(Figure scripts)
####
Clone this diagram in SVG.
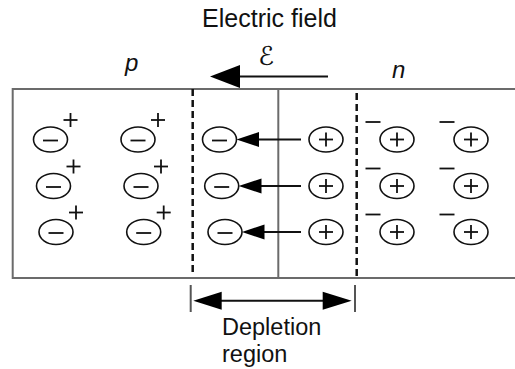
<svg xmlns="http://www.w3.org/2000/svg" xmlns:xlink="http://www.w3.org/1999/xlink" width="515" height="369" viewBox="0 0 515 369">
<style>
.frame{fill:none;stroke:#6b6b6b;stroke-width:2}
.dash{fill:none;stroke:#111;stroke-width:2.5;stroke-dasharray:7 4}
.ring{fill:none;stroke:#111;stroke-width:1.6}
.sign{stroke:#111;stroke-width:1.8;fill:none}
.wire{stroke:#111;stroke-width:2;fill:none}
.head{fill:#000;stroke:none}
.tick{stroke:#555;stroke-width:2}
.lbl{font-family:"Liberation Sans",Arial,Helvetica,sans-serif;fill:#111}
</style>
<defs>
<g id="neg"><ellipse class="ring" cx="0" cy="0" rx="17" ry="12.5"/><line class="sign" x1="-7.5" y1="1" x2="7.5" y2="1"/></g>
<g id="pos"><ellipse class="ring" cx="0" cy="0" rx="17" ry="12.5"/><line class="sign" x1="-7" y1="0" x2="7" y2="0"/><line class="sign" x1="0" y1="-7" x2="0" y2="7"/></g>
<g id="acc"><use xlink:href="#neg"/><line class="sign" x1="13" y1="-19.5" x2="27" y2="-19.5"/><line class="sign" x1="20" y1="-26.5" x2="20" y2="-12.5"/></g>
<g id="don"><use xlink:href="#pos"/><line class="sign" x1="-31.5" y1="-17.5" x2="-16.5" y2="-17.5"/></g>
</defs>

<g id="crystal">
<path class="frame" d="M520,89 H12.7 V278 H520"/>
<line class="frame" x1="278.3" y1="89" x2="278.3" y2="278"/>
<line class="dash" x1="192.7" y1="89" x2="192.7" y2="272"/>
<line class="dash" x1="356.7" y1="93" x2="356.7" y2="276"/>
</g>

<g id="labels">
<text class="lbl" x="269.5" y="27" font-size="25" text-anchor="middle">Electric field</text>
<text class="lbl" x="125" y="71" font-size="24" font-style="italic">p</text>
<text class="lbl" x="392" y="78" font-size="24" font-style="italic">n</text>
<text x="266" y="65" font-size="26" text-anchor="middle" font-family="'DejaVu Sans','DejaVu Serif',serif" fill="#111">ℰ</text>
<text class="lbl" x="222" y="335" font-size="23.5">Depletion</text>
<text class="lbl" x="222" y="361.5" font-size="23.5">region</text>
</g>

<g id="p-acceptors">
<use id="a11" xlink:href="#acc" x="50.5" y="139.5"/>
<use id="a21" xlink:href="#acc" x="53.5" y="186"/>
<use id="a31" xlink:href="#acc" x="56" y="232"/>
<use id="a12" xlink:href="#acc" x="138" y="139.5"/>
<use id="a22" xlink:href="#acc" x="141" y="186"/>
<use id="a32" xlink:href="#acc" x="143.7" y="232"/>
</g>
<g id="depletion-negative">
<use id="dn1" xlink:href="#neg" x="219.5" y="139.5"/>
<use id="dn2" xlink:href="#neg" x="221.7" y="186"/>
<use id="dn3" xlink:href="#neg" x="225" y="232"/>
</g>
<g id="depletion-positive">
<use id="dp1" xlink:href="#pos" x="326" y="139.5"/>
<use id="dp2" xlink:href="#pos" x="326" y="186"/>
<use id="dp3" xlink:href="#pos" x="326" y="232"/>
</g>
<g id="n-donors">
<use id="d11" xlink:href="#don" x="397" y="139.5"/>
<use id="d21" xlink:href="#don" x="397" y="186"/>
<use id="d31" xlink:href="#don" x="397" y="232"/>
<use id="d12" xlink:href="#don" x="471" y="139.5"/>
<use id="d22" xlink:href="#don" x="471" y="186"/>
<use id="d32" xlink:href="#don" x="471" y="232"/>
</g>

<g id="connectors">
<line class="wire" x1="238" y1="76.5" x2="328" y2="76.5"/>
<polygon class="head" points="210,76.5 240,65 240,88"/>
<line class="wire" x1="255" y1="139.5" x2="301" y2="139.5"/>
<polygon class="head" points="236.5,139.5 259,132 259,147"/>
<line class="wire" x1="257" y1="186" x2="301" y2="186"/>
<polygon class="head" points="238.7,186 261.5,178.5 261.5,193.5"/>
<line class="wire" x1="260" y1="232" x2="301" y2="232"/>
<polygon class="head" points="242,232 264.5,224.5 264.5,239.5"/>
<line class="tick" x1="190.7" y1="285" x2="190.7" y2="312"/>
<line class="tick" x1="355" y1="285" x2="355" y2="312"/>
<line class="wire" x1="218" y1="300.7" x2="326" y2="300.7"/>
<polygon class="head" points="193.3,300.7 221.7,291.7 221.7,309.7"/>
<polygon class="head" points="351.7,300.7 322.7,291.7 322.7,309.7"/>
</g>
</svg>
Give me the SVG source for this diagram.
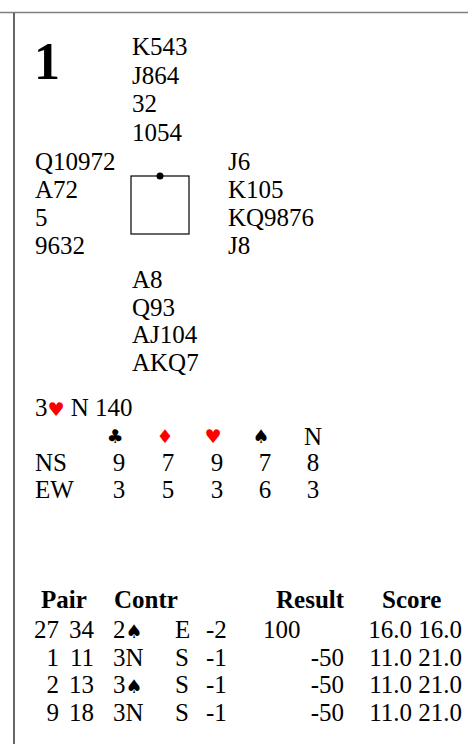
<svg xmlns="http://www.w3.org/2000/svg" width="468" height="744" viewBox="0 0 468 744">
<style>
text{font-family:"Liberation Serif","Times New Roman",serif;font-size:25px;fill:#000}
.b{font-weight:bold}
.big{font-weight:bold;font-size:52px}
.s{font-family:"DejaVu Sans",sans-serif;font-size:19px}
.r{fill:#ff0000}
.e{text-anchor:end}
.m{text-anchor:middle}
</style>
<rect width="468" height="744" fill="#fff"/>
<g id="frame">
<line x1="0" y1="12.5" x2="468" y2="12.5" stroke="#808080" stroke-width="1.5"/>
<line x1="14" y1="13" x2="14" y2="744" stroke="#000" stroke-width="1.2"/>
</g>
<g id="board-number"><text class="big" x="34" y="79">1</text></g>
<g id="north">
<text x="132" y="55">K543</text>
<text x="132" y="83.5">J864</text>
<text x="132" y="112">32</text>
<text x="132" y="140.5">1054</text>
</g>
<g id="west">
<text x="35" y="170">Q10972</text>
<text x="35" y="198">A72</text>
<text x="35" y="226">5</text>
<text x="35" y="254">9632</text>
</g>
<g id="east">
<text x="228" y="170">J6</text>
<text x="228" y="198">K105</text>
<text x="228" y="226">KQ9876</text>
<text x="228" y="254">J8</text>
</g>
<g id="table">
<rect x="131" y="176" width="58" height="58" fill="none" stroke="#000" stroke-width="1.2"/>
<circle cx="160" cy="176" r="3.5" fill="#000"/>
</g>
<g id="south">
<text x="132" y="288">A8</text>
<text x="132" y="315.5">Q93</text>
<text x="132" y="343">AJ104</text>
<text x="132" y="370.5">AKQ7</text>
</g>
<g id="par">
<text x="35" y="416">3<tspan class="s r">♥</tspan> N 140</text>
</g>
<g id="tricks">
<text class="s m" x="115" y="443">♣</text>
<text class="s m r" x="165" y="443">♦</text>
<text class="s m r" x="213" y="443">♥</text>
<text class="s m" x="261" y="443">♠</text>
<text class="m" x="313" y="445">N</text>
<text x="35" y="471">NS</text>
<text class="m" x="119" y="471">9</text>
<text class="m" x="168" y="471">7</text>
<text class="m" x="217" y="471">9</text>
<text class="m" x="265" y="471">7</text>
<text class="m" x="313" y="471">8</text>
<text x="35" y="498">EW</text>
<text class="m" x="119" y="498">3</text>
<text class="m" x="168" y="498">5</text>
<text class="m" x="217" y="498">3</text>
<text class="m" x="265" y="498">6</text>
<text class="m" x="313" y="498">3</text>
</g>
<g id="results">
<text class="b" x="41" y="608">Pair</text>
<text class="b" x="114" y="608">Contr</text>
<text class="b" x="276" y="608">Result</text>
<text class="b" x="382" y="608">Score</text>

<text class="e" x="59" y="638">27</text><text class="e" x="94" y="638">34</text>
<text x="113" y="638">2<tspan class="s">♠</tspan></text>
<text x="175" y="638">E</text><text x="206" y="638">-2</text>
<text x="263" y="638">100</text>
<text class="e" x="462" y="638">16.0 16.0</text>

<text class="e" x="59" y="665.5">1</text><text class="e" x="94" y="665.5">11</text>
<text x="113" y="665.5">3N</text>
<text x="175" y="665.5">S</text><text x="206" y="665.5">-1</text>
<text class="e" x="344" y="665.5">-50</text>
<text class="e" x="462" y="665.5">11.0 21.0</text>

<text class="e" x="59" y="693">2</text><text class="e" x="94" y="693">13</text>
<text x="113" y="693">3<tspan class="s">♠</tspan></text>
<text x="175" y="693">S</text><text x="206" y="693">-1</text>
<text class="e" x="344" y="693">-50</text>
<text class="e" x="462" y="693">11.0 21.0</text>

<text class="e" x="59" y="720.5">9</text><text class="e" x="94" y="720.5">18</text>
<text x="113" y="720.5">3N</text>
<text x="175" y="720.5">S</text><text x="206" y="720.5">-1</text>
<text class="e" x="344" y="720.5">-50</text>
<text class="e" x="462" y="720.5">11.0 21.0</text>
</g>
</svg>
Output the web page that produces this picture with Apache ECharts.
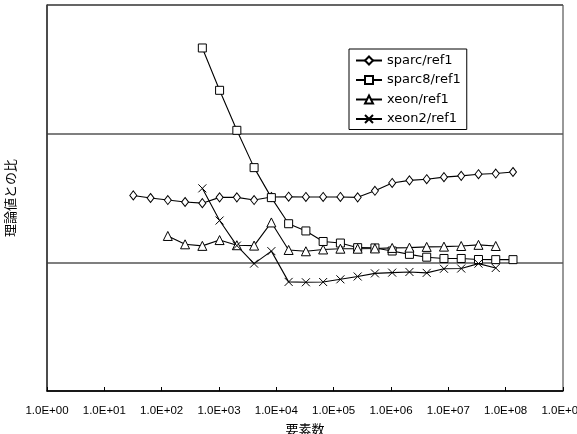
####
> **The exercise**:
Determine the number of lines in the records that include the string "diagram", and respond with that number only.

> **Written response**:
2